We can see how categorization can quickly spiral out of control. On this small example, we have three level one categories, between 4 to 18 level two categories, and 102 unique level three categories. This is a trivial example and usually there are far more categories that can be difficult to navigate.

In [0]:
df.groupby('category_level_1')['category_level_2'].nunique()

In [0]:
df.groupby('category_level_2')['category_level_3'].nunique()

In [0]:
# spend over time 
import matplotlib.pyplot as plt
import pandas as pd

monthly_spend = df.resample('M', on='date').total.sum()

plt.figure(figsize=(10, 6))
monthly_spend.plot(kind='bar')
plt.title('Monthly Spend')
plt.xlabel('Month')
plt.ylabel('Spend ($)')
plt.show()

We are going to take a 500 row sample of our dataframe for consistent experimentation and profiling. But first we are going to make a combined order text field (for inference and vector search) with an index

In [0]:
df.iloc[0]

In [0]:
%sql
SELECT * FROM IDENTIFIER(:catalog || '.' || :schema || '.' || :invoices) LIMIT 10

In [0]:
%sql
SELECT 
  CONCAT_WS('\n', 
    supplier, supplier_country, order_id, description
  ) AS combined
FROM IDENTIFIER(:catalog || '.' || :schema || '.' || :invoices)
LIMIT 10

In [0]:
%sql
CREATE OR REPLACE TABLE IDENTIFIER(:catalog || '.' || :schema || '.combined') AS
SELECT 
  monotonically_increasing_id() as id,
  CONCAT(
    'date: ', date, '\n',
    'order_id: ', order_id, '\n',
    'category_level_1: ', category_level_1, '\n',
    'category_level_2: ', category_level_2, '\n',
    'category_level_3: ', category_level_3, '\n',
    'cost_centre: ', cost_centre, '\n',
    'plant: ', plant, '\n',
    'plant_id: ', plant_id, '\n',
    'region: ', region, '\n',
    'supplier: ', supplier, '\n',
    'supplier_country: ', supplier_country, '\n',
    'description: ', description, '\n'
  ) AS combined
FROM IDENTIFIER(:catalog || '.' || :schema || '.' || :invoices)

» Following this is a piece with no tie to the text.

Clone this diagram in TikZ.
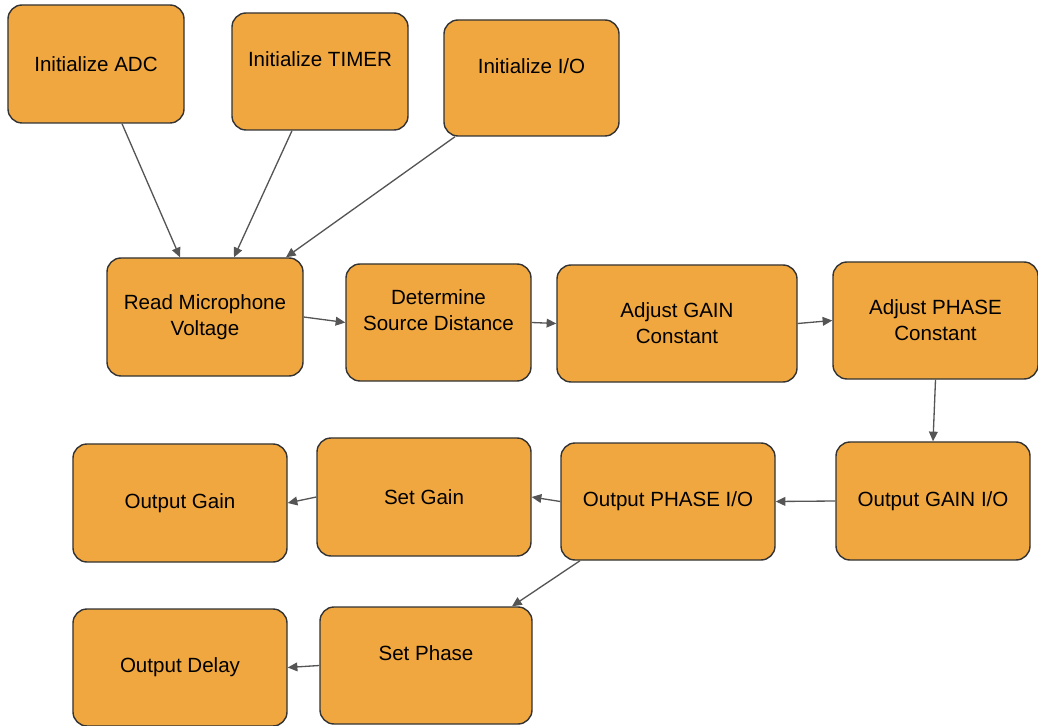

Let's take 500 random rows for our test set and persist it

In [0]:
%sql
CREATE OR REPLACE TABLE IDENTIFIER(:catalog || '.' || :schema || '.test') AS
SELECT * 
FROM IDENTIFIER(:catalog || '.' || :schema || '.combined')
ORDER BY RAND()
LIMIT 500

Now we will make our train dataset - this will be used for both vector search and traditional ML. We also randomize to make it a bit more realistic

In [0]:
%sql
CREATE OR REPLACE TABLE IDENTIFIER(:catalog || '.' || :schema || '.train') AS
SELECT * FROM IDENTIFIER(:catalog || '.' || :schema || '.combined')
WHERE id NOT IN (SELECT id FROM IDENTIFIER(:catalog || '.' || :schema || '.test'))